On Wednesday the House of Lords, in the biggest vote since it was debating its own future composition in 1999 and by an unusually large three figure majority, asked the government to think again about how best to safeguard the rights of nationals from other EU member states living and working here after Brexit. The government was urged to guarantee those rights of its own free will as it opens negotiations for Britain’s withdrawal from the EU.
You might have thought the case being advanced would be given some sober consideration. But you would be wrong. The government instantly announced that it would seek to reverse the amendment in the Commons. And the eurosceptic press proceeded as usual to play the man (or woman) and not the ball. Articles about which members of the Lords receive EU pensions; expressions of contempt for former ministers; criticism of an unelected House by unelected journalists. Hardly a word about the rights and wrongs of relieving from uncertainty several million EU citizens who boost our economy, contribute to our well-being and are at risk of retrospectively being deprived of rights which they had every reason to believe would be theirs in perpetuity when they first came here.
What does the amendment passed by the Lords not do? Well, it does not delay the triggering of Article 50 beyond the government’s deadline of the end of this month. Nor does it attempt to define how the rights of those citizens are to be safeguarded; it merely requires the government to bring forward proposals to that effect within three months.
Does it mean that the cause of our own citizens living in other EU countries has been abandoned or given a lower priority? It does not. If it did, how can one explain why all the civil society groups standing up for our citizens in countries across Europe urged the Lords to press the amendment, regarding it as the best possible way to ensure that the governments of other member states match our approach, and the best way too to avoid those rights becoming bargaining chips in the negotiations which are about to begin?

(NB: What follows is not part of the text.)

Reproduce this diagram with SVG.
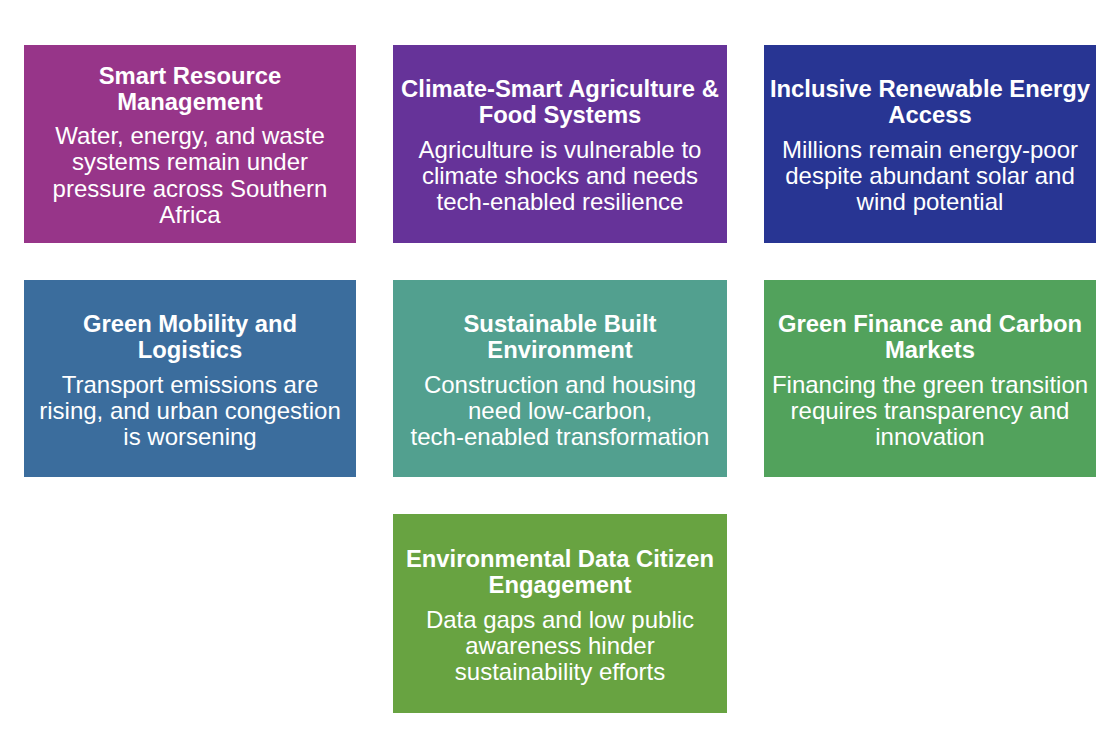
<svg xmlns="http://www.w3.org/2000/svg" width="1113" height="736" viewBox="0 0 1113 736">
<style>
.t{font-family:"Liberation Sans",Arial,sans-serif;font-weight:bold;font-size:23.8px;fill:#ffffff;text-anchor:middle}
.b{font-family:"Liberation Sans",Arial,sans-serif;font-size:24px;fill:#ffffff;text-anchor:middle}
</style>
<rect width="1113" height="736" fill="#ffffff"/>
<g id="connectors"></g>
<g id="n1">
<rect x="24" y="45" width="332" height="198" fill="#973589"/>
<text class="t" x="190" y="84">Smart Resource</text>
<text class="t" x="190" y="110">Management</text>
<text class="b" x="190" y="144">Water, energy, and waste</text>
<text class="b" x="190" y="170">systems remain under</text>
<text class="b" x="190" y="196.5">pressure across Southern</text>
<text class="b" x="190" y="223">Africa</text>
</g>
<g id="n2">
<rect x="393" y="45" width="334" height="198" fill="#663399"/>
<text class="t" x="560" y="97">Climate-Smart Agriculture &amp;</text>
<text class="t" x="560" y="123">Food Systems</text>
<text class="b" x="560" y="158">Agriculture is vulnerable to</text>
<text class="b" x="560" y="184">climate shocks and needs</text>
<text class="b" x="560" y="210">tech-enabled resilience</text>
</g>
<g id="n3">
<rect x="764" y="45" width="332" height="198" fill="#283593"/>
<text class="t" x="930" y="97">Inclusive Renewable Energy</text>
<text class="t" x="930" y="123">Access</text>
<text class="b" x="930" y="158">Millions remain energy-poor</text>
<text class="b" x="930" y="184">despite abundant solar and</text>
<text class="b" x="930" y="210">wind potential</text>
</g>
<g id="n4">
<rect x="24" y="280" width="332" height="197" fill="#3B6D9D"/>
<text class="t" x="190" y="332">Green Mobility and</text>
<text class="t" x="190" y="358">Logistics</text>
<text class="b" x="190" y="393">Transport emissions are</text>
<text class="b" x="190" y="419">rising, and urban congestion</text>
<text class="b" x="190" y="445">is worsening</text>
</g>
<g id="n5">
<rect x="393" y="280" width="334" height="197" fill="#52A08F"/>
<text class="t" x="560" y="332">Sustainable Built</text>
<text class="t" x="560" y="358">Environment</text>
<text class="b" x="560" y="393">Construction and housing</text>
<text class="b" x="560" y="419">need low-carbon,</text>
<text class="b" x="560" y="445">tech-enabled transformation</text>
</g>
<g id="n6">
<rect x="764" y="280" width="332" height="197" fill="#52A25C"/>
<text class="t" x="930" y="332">Green Finance and Carbon</text>
<text class="t" x="930" y="358">Markets</text>
<text class="b" x="930" y="393">Financing the green transition</text>
<text class="b" x="930" y="419">requires transparency and</text>
<text class="b" x="930" y="445">innovation</text>
</g>
<g id="n7">
<rect x="393" y="514" width="334" height="199" fill="#68A341"/>
<text class="t" x="560" y="567">Environmental Data Citizen</text>
<text class="t" x="560" y="593">Engagement</text>
<text class="b" x="560" y="628">Data gaps and low public</text>
<text class="b" x="560" y="654">awareness hinder</text>
<text class="b" x="560" y="680">sustainability efforts</text>
</g>
</svg>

For what it is worth, speaking as one who has had a certain amount to do with European negotiations over the years, I believe that judgement is right. The transactional approach favoured by the government seems to me fraught with the risk that citizens on both sides of the Channel will indeed, possibly inadvertently, become bargaining chips. And it will likely mean a much longer delay, perhaps two years, before the uncertainty hanging over their daily lives will be lifted.
Meanwhile, those uncertainties are already depriving us of doctors, carers, academics and those working in sectors of the economy where no homegrown labour is available, as they slip away back to their own countries or elsewhere in the EU where they know they will be treated with more generosity.
The issues at stake here are therefore not simply moral ones, although those considerations are quite compelling. They relate too to the way in which these extremely complex and difficult negotiations get under way. Do we emphasise from the outset that the overall objective is mutual benefit or do we head off down a path that is all too likely to lead to mutually assured damage to all concerned?
Edited by Hugo Dixon
You say that, ‘as one who has a certain amount to do with European negotiations over the years’, you believe that a unilateral approach requiring Government to bring forward proposals to safeguard the rights of EU migrants only, with no reference to UK migrants in rEU, is the best way of ensuring that other Member States will then match our approach. But other member States have shown no willingness to respond in kind when May proposed that this issue should be dealt with as an urgent priority. And you might just as well say that it will be clear to anyone with any knowledge at all of European negotiations that at least one key modus operandi is horse trading – one concession matching another as part of formal negotiations. The Lords amendment is no more than a hope and a prayer. We have been given no evidence at all of the likely reaction from other Member States, as they themselves see it. One possible outcome could be that countries with few UK immigrants but large numbers of their own emigrants to the UK- like Poland and Romania- will ‘match’ the kind of approach the Lords are seeking, but that others with the large numbers of UK migrants- like Germany and France- will not. Is that really a risk worth taking with a unilateral approach to the problem when we have been warned that some in rEurope want to play hardball?